Sometimes people follow God out of fear. And sometimes, we follow because of what we think we'll get from him.
Believe me, I could write plenty about the idea that God will give us material blessings if we follow him. Suffice it to say that I don't think that's how God works, and regardless, it's not a great reason for following him. What kind of relationship is it if we're doing things just so we'll get a reward?
No, I want to talk about something that seems so much more innocuous on the surface, something I do all the time and have only recently realized it.
Many times I've written that we cannot change our own hearts by simply changing our outward actions; God is the one who changes hearts, and then true heart changes are naturally reflected in outward actions. And this may be true-- but I've realized that a lot of times I've been guilty of viewing my relationship with God as a means of self-improvement. And maybe that doesn't even sound like such a big deal, but when you're more or less addicted to perfectionism and self-improvement, it is a big deal.
I see where I am weak, I see where I fail, I see where I want to improve, and all my efforts and striving make very little difference in my heart.
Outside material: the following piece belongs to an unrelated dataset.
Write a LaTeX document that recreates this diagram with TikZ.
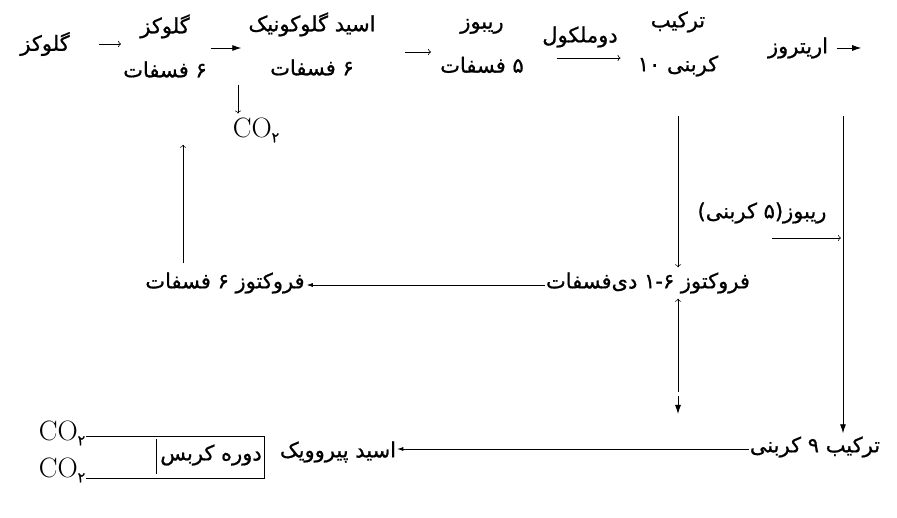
\documentclass[tikz,border=0pt]{standalone}
\usepackage{fontspec}
\usetikzlibrary{arrows.meta}
\TeXXeTstate=1
\newfontfamily\fafont[Script=Arabic, FakeBold=0.8]{DejaVu Sans}
\newcommand{\fa}[1]{\beginR #1\endR}
\newcommand{\cotwo}{{\rmfamily\fontsize{28}{30}\selectfont CO\raisebox{-5pt}{\fafont\fontsize{14}{15}\selectfont ۲}}}

\begin{document}
\begin{tikzpicture}[x=1pt, y=-1pt,
    every node/.style={font=\fafont\fontsize{21}{24}\selectfont, inner sep=1pt},
    arr/.style={->, semithick},
    bigarr/.style={-{Latex[length=9pt,width=6pt]}, thick},
    smallarr/.style={-{Latex[length=6pt,width=4pt]}, semithick}]
    \useasboundingbox (0, 0) rectangle (897, 518);
    % top row
    \node (glc) at (45, 44) {\fa{گلوکز}};
    \node[align=center] (gp) at (165, 46) {\fa{گلوکز}\\[20pt]\fa{۶ فسفات}};
    \node[align=center] (gpa) at (312, 44) {\fa{اسید گلوکونیک}\\[20pt]\fa{۶ فسفات}};
    \node (co1) at (256, 130) {\cotwo};
    \node[align=center] (rp) at (482, 46) {\fa{ریبوز}\\[20pt]\fa{۵ فسفات}};
    \node (dimer) at (580, 37) {\fa{دوملکول}};
    \node[align=center] (c10) at (678, 44) {\fa{ترکیب}\\[20pt]\fa{کربنی ۱۰}};
    \node (ery) at (798, 48) {\fa{اریتروز}};
    \draw[arr, shorten <=28pt, shorten >=1pt] (glc.east) -- (glc.east -| gp.west);
    \draw[bigarr, shorten <=3pt, shorten >=6pt] ([yshift=-2pt]gp.east) -- ([yshift=-2pt]gp.east -| gpa.west);
    \draw[arr] (co1.north) ++(-18, -32) -- ++(0, 29);
    \draw[arr, shorten <=28pt, shorten >=8pt] ([yshift=-8pt]gpa.east) -- ([yshift=-8pt]gpa.east -| rp.west);
    \draw[arr, shorten <=32pt, shorten >=16pt] ([yshift=-12pt]rp.east) -- ([yshift=-12pt]rp.east -| c10.west);
    \draw[bigarr] (ery.east) ++(8, 0) -- ++(24, 0);
    % right side
    \node (r5) at (762, 213) {\fa{ریبوز(۵ کربنی)}};
    \coordinate (erydown) at (843, 116);
    \coordinate (r5in) at (843, 238);
    % middle row
    \node (fbp) at (648, 283) {\fa{فروکتوز ۱-۶ دی‌فسفات}};
    \node (f6p) at (225, 283) {\fa{فروکتوز ۶ فسفات}};
    \draw[arr] (r5in) ++(-71, 0) -- ([xshift=-2pt]r5in);
    \draw[arr, shorten <=38pt, shorten >=4pt] (c10.south) -- (c10.south |- fbp.north);
    \draw[smallarr, shorten >=1pt] ([yshift=-2pt]fbp.west) -- ([yshift=-2pt]f6p.east);
    \draw[arr, shorten <=8pt, shorten >=66pt] ([xshift=18pt]f6p.north -| gp.south) -- ([xshift=18pt]gp.south);
    % bottom row
    \node (c9) at (815, 447) {\fa{ترکیب ۹ کربنی}};
    \node (pyr) at (338, 452) {\fa{اسید پیروویک}};
    \node (krebs) at (211, 455) {\fa{دوره کربس}};
    \node (co2a) at (62, 433) {\cotwo};
    \node (co2b) at (62, 470) {\cotwo};
    \draw[bigarr, shorten >=2pt] (erydown) -- (erydown |- c9.north);
    \coordinate (mid) at (678, 392);
    \draw[arr] (mid) -- ([yshift=-4pt]mid |- fbp.south);
    \draw[bigarr] (mid) ++(0, 4) -- ++(0, 18);
    \draw[smallarr] ([yshift=-2pt]c9.west) -- ([yshift=-2pt]c9.west -| pyr.east);
    \coordinate (ktr) at (264, 436);
    \coordinate (kbr) at (264, 478);
    \draw (co2a.east |- ktr) -- (ktr) -- (kbr) -- (co2b.east |- kbr);
    \draw ([xshift=-3pt, yshift=-3pt]krebs.west |- ktr) -- ([xshift=-3pt, yshift=4pt]krebs.west |- kbr);
\end{tikzpicture}
\end{document}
And so I see that I need to turn to God and stop trying so hard to be righteous on my own-- and that's true-- but then I simply substitute God as my means of self-improvement. If I can't do it on my own, maybe God will do it for me if I just follow him properly.
Do you see how this is not a great thing? On the outside, it looks perfectly reasonable and it sounds spiritual enough, so what could the problem be? But underneath the surface, it's still the wrong motivation for following God.
I'm not saying that God won't change our hearts; I think he does. I'm saying that this should not be our primary focus in pursuing a relationship with him. Suppose God never changes me in the ways I think he should or the ways I wish he would-- would I still follow him? The truth is, even when God does change our hearts, and even when those changes are reflected in our actions, we still are not going to be perfect in this life, because it isn't possible.
So instead of following God in pursuit of that thing we want to get from the relationship or out of fear of punishment, we are free to follow him out of love. It's that simple and that complicated-- simple because it is just that, no strings attached, and complicated because our humanness is constantly telling us there must be more to it and so we are continually tempted to focus on the wrong things.